Still, I got the degree. I even carried a flag in the graduation ceremony. Then I parlayed it into a position at a university in Shanghai, China, where my job duties are primarily to correct pronunciation and teach grammar so that people can improve the quality of their writing.
This week I read of UAlbany’s plans to cut programs in Russian, French, Italian, Latin and Ancient Greek. This hardly makes me love the university more.
Few educational institutions have such bitter alumni as UAlbany. Not all alumni, of course, but a surprising number speak of the university with anger, crying about the bureaucratic snafus and cold-hearted acts of ignorant stupidity they endured.
My position here came largely through the actions of a Chinese visiting scholar at UAlbany, who felt mistreated by a department head who ignored his contract. He believes it is stupid for the university to spend money to invite scholars, mistreat them and thus hurt its own reputation globally.
Until a few years ago, I’ve heard, I would not have been hired here. The previous foreign language head had spent time at UAlbany and came home with a hatred of the United States. Ultimately, he refused to hire Americans when he became head of the English department.
Lattice of coincidence. I am not making this up.
As for international languages? Of course they are important. What is the university thinking? In the ’80s, what attracted me to the university was its wide variety of languages taught, and I studied Chinese, Italian and Spanish there.
French. Let’s be honest. It’s fun to make jokes. The French are snooty. But their language is useful. I’ve used (misused?) phrases to communicate with both non-English speaking Québécois in Schenectady and African refugees new in Albany. Here in Shanghai, I have contact with French speakers regularly. Not to mention constant jobs for French teachers.
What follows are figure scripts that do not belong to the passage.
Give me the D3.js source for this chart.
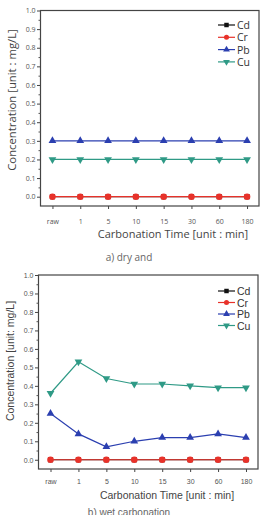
<!DOCTYPE html>
<html><head><meta charset="utf-8">
<script src="https://cdn.jsdelivr.net/npm/d3@7/dist/d3.min.js"></script>
<style>
html,body{margin:0;padding:0;background:#fff;}
svg{display:block;}
</style></head>
<body>
<svg id="c" width="265" height="515"></svg>
<script>
const categories = ["raw","1","5","10","15","30","60","180"];
const seriesNames = ["Cd","Cr","Pb","Cu"];
const yTicks = [0,0.1,0.2,0.3,0.4,0.5,0.6,0.7,0.8,0.9,1.0];
const yMinorTicks = [0.05,0.15,0.25,0.35,0.45,0.55,0.65,0.75,0.85,0.95];

const dryCd = [0,0,0,0,0,0,0,0];
const dryCr = [0,0,0,0,0,0,0,0];
const dryPb = [0.30,0.30,0.30,0.30,0.30,0.30,0.30,0.30];
const dryCu = [0.20,0.20,0.20,0.20,0.20,0.20,0.20,0.20];

const wetCd = [0,0,0,0,0,0,0,0];
const wetCr = [0,0,0,0,0,0,0,0];
const wetPb = [0.25,0.14,0.07,0.10,0.12,0.12,0.14,0.12];
const wetCu = [0.36,0.53,0.44,0.41,0.41,0.40,0.39,0.39];

const colors = {Cd:"#111111", Cr:"#e8322a", Pb:"#2b3fb0", Cu:"#2f9a86"};
const shapes = {Cd:d3.symbolSquare, Cr:d3.symbolCircle, Pb:d3.symbolTriangle, Cu:d3.symbolTriangle};

const panels = [
  {data:{Cd:dryCd,Cr:dryCr,Pb:dryPb,Cu:dryCu}, x0:40.5, x1:259, y0:10.5, y1:206,
   font:"'Open Sans', 'Noto Sans', sans-serif", ytitle:"Concentration [unit : mg/L]", ytitleSize:"11.3px",
   xtitle:"Carbonation Time [unit : min]", xtitleSize:"11px", caption:"a) dry and", captionY:261,
   legendY:25, legendStep:12.3, ytitleX:15.5, ytitleY:100, xtitleY:238, tickLabelY:221, xtitleX:173},
  {data:{Cd:wetCd,Cr:wetCr,Pb:wetPb,Cu:wetCu}, x0:38.5, x1:258, y0:275, y1:469,
   font:"'Liberation Sans', Arial, sans-serif", ytitle:"Concentration [unit: mg/L]", ytitleSize:"10.5px",
   xtitle:"Carbonation Time [unit : min]", xtitleSize:"10.5px", caption:"b) wet carbonation", captionY:516,
   legendY:291, legendStep:11.5, ytitleX:14, ytitleY:361, xtitleY:499, tickLabelY:481, xtitleX:167}
];

const svg = d3.select("#c");

panels.forEach(p => {
  const g = svg.append("g").style("font-family", p.font);
  const x = d3.scalePoint().domain(categories).range([p.x0, p.x1]).padding(0.43);
  const y = d3.scaleLinear().domain([-0.05, 1.0]).range([p.y1, p.y0]);

  // frame
  g.append("rect").attr("x", p.x0).attr("y", p.y0).attr("width", p.x1 - p.x0).attr("height", p.y1 - p.y0)
    .attr("fill", "none").attr("stroke", "#444").attr("stroke-width", 1.2);

  // minor y ticks
  const ym = g.append("g").attr("transform", `translate(${p.x0},0)`)
    .call(d3.axisLeft(y).tickValues(yMinorTicks).tickFormat("").tickSize(2));
  ym.select(".domain").remove();
  ym.selectAll("line").attr("stroke", "#555");

  // y axis
  const ya = g.append("g").attr("transform", `translate(${p.x0},0)`)
    .call(d3.axisLeft(y).tickValues(yTicks).tickFormat(d3.format(".1f")).tickSize(3.5).tickPadding(1.5));
  ya.select(".domain").remove();
  ya.selectAll("line").attr("stroke", "#444");
  ya.selectAll("text").attr("fill", "#555").style("font-size", "7px").style("font-family", p.font);

  // x axis
  const xa = g.append("g").attr("transform", `translate(0,${p.y1})`)
    .call(d3.axisBottom(x).tickSize(3).tickPadding(0));
  xa.select(".domain").remove();
  xa.selectAll("line").attr("stroke", "#444");
  xa.selectAll("text").attr("fill", "#555").style("font-size", "7px").style("font-family", p.font)
    .attr("y", null).attr("dy", null)
    .attr("transform", `translate(0,${p.tickLabelY - p.y1 + 2.5})`);

  // lines & markers
  seriesNames.forEach(s => {
    const vals = p.data[s];
    const pts = categories.map((c, i) => [x(c), y(vals[i])]);
    g.append("path").attr("d", d3.line()(pts)).attr("fill", "none")
      .attr("stroke", colors[s]).attr("stroke-width", 1.2);
    g.selectAll(null).data(pts).join("path")
      .attr("transform", d => `translate(${d[0]},${d[1]})` + (s === "Cu" ? " rotate(180)" : ""))
      .attr("d", d3.symbol().type(shapes[s]).size(s === "Cr" ? 34 : 26))
      .attr("fill", colors[s]);
  });

  // legend
  seriesNames.forEach((s, i) => {
    const ly = p.legendY + i * p.legendStep;
    g.append("line").attr("x1", 218).attr("x2", 235).attr("y1", ly).attr("y2", ly)
      .attr("stroke", colors[s]).attr("stroke-width", 1.2);
    g.append("path").attr("transform", `translate(226.5,${ly})` + (s === "Cu" ? " rotate(180)" : ""))
      .attr("d", d3.symbol().type(shapes[s]).size(20)).attr("fill", colors[s]);
    g.append("text").attr("x", 237).attr("y", ly + 4).text(s)
      .attr("fill", "#333").style("font-size", "10.5px");
  });

  // titles
  g.append("text").attr("transform", `translate(${p.ytitleX},${p.ytitleY}) rotate(-90)`)
    .attr("text-anchor", "middle").attr("fill", "#444").style("font-size", p.ytitleSize).text(p.ytitle);
  g.append("text").attr("x", p.xtitleX).attr("y", p.xtitleY).attr("text-anchor", "middle")
    .attr("fill", "#444").style("font-size", p.xtitleSize).text(p.xtitle);
  g.append("text").attr("x", 129).attr("y", p.captionY).attr("text-anchor", "middle")
    .attr("fill", "#666").style("font-size", "10px").text(p.caption);
});
</script>
</body></html>
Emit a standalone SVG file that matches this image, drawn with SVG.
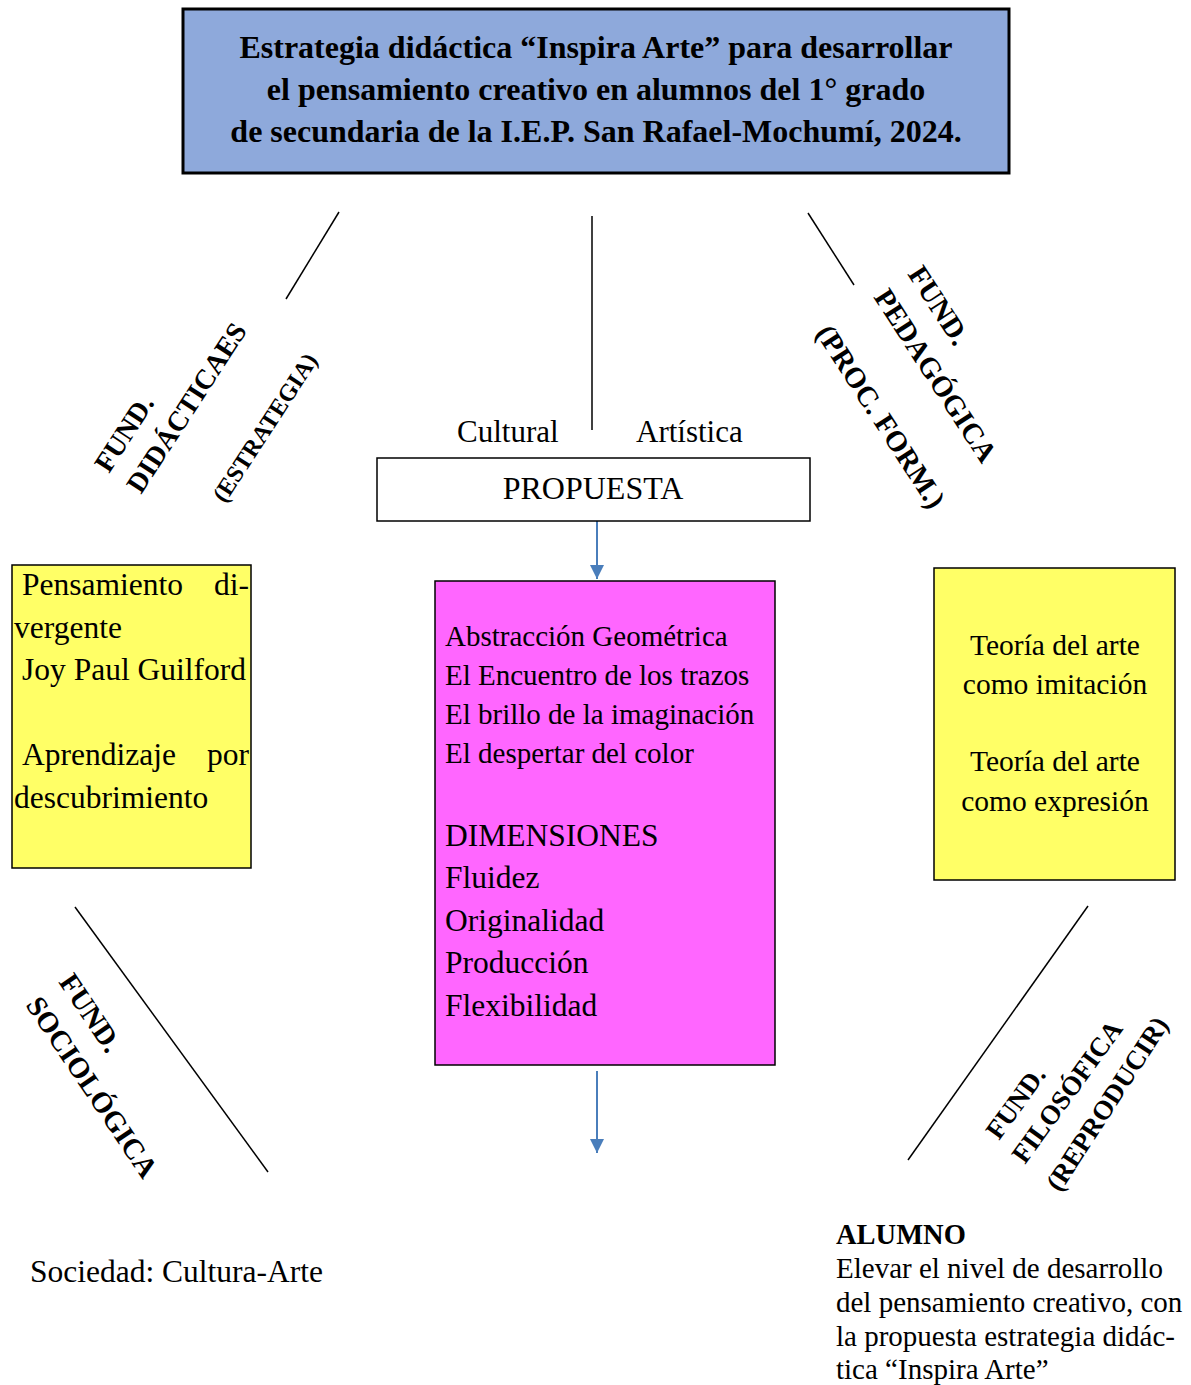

Russian. Useful in Russia, Eastern Europe and all those new “stan” nations. Who cares? Maybe we should. We are fighting a guerilla war amid those resource-rich “stan” places. Not to mention the Russian neighbors here I cannot speak to.
Italian. Overlying lattice of coincidence. I spoke it yesterday. In a Shanghai subway station, I used Chinese to ask walking directions to the university. A young woman offered to escort me. A Chinese business administration student, she’d just returned from a semester in Italy and had an amusing habit of accidentally throwing Italian expressions in her English, catching herself then giggling. So we walked and chatted in a mixture of English, Italian and Chinese.
Latin and Ancient Greek. My job is to teach Chinese graduate students to use English. Chinese students would, if asked, memorize and repeat the Schenectady telephone book and think nothing of it, but efficiency is not their strong-point. Not a week goes by when I don’t say, to prepare for the GRE’s, why don’t you try studying Greek and Latin roots? New concept here, but, guess what, Ancient Greek and Latin are important in the United States too.
Really bad move
So my reaction is essentially, the university is doing something terrible. Their excuse will be that they had to do it due to lack of money and public support.
To which I’d like to say to the university, you are only making yourself look worse.
Remember what people say to 4-year-olds? “If you want people to be nice to you, then you’ve got to be nice to them.”
If you want people to support you and help you, then you’ve got to do a better job of supporting and helping the people, people like me, who have used your services.
Peter Huston grew up and lived most of his life in Schenectady County. He now lives and teaches college in Shanghai, China.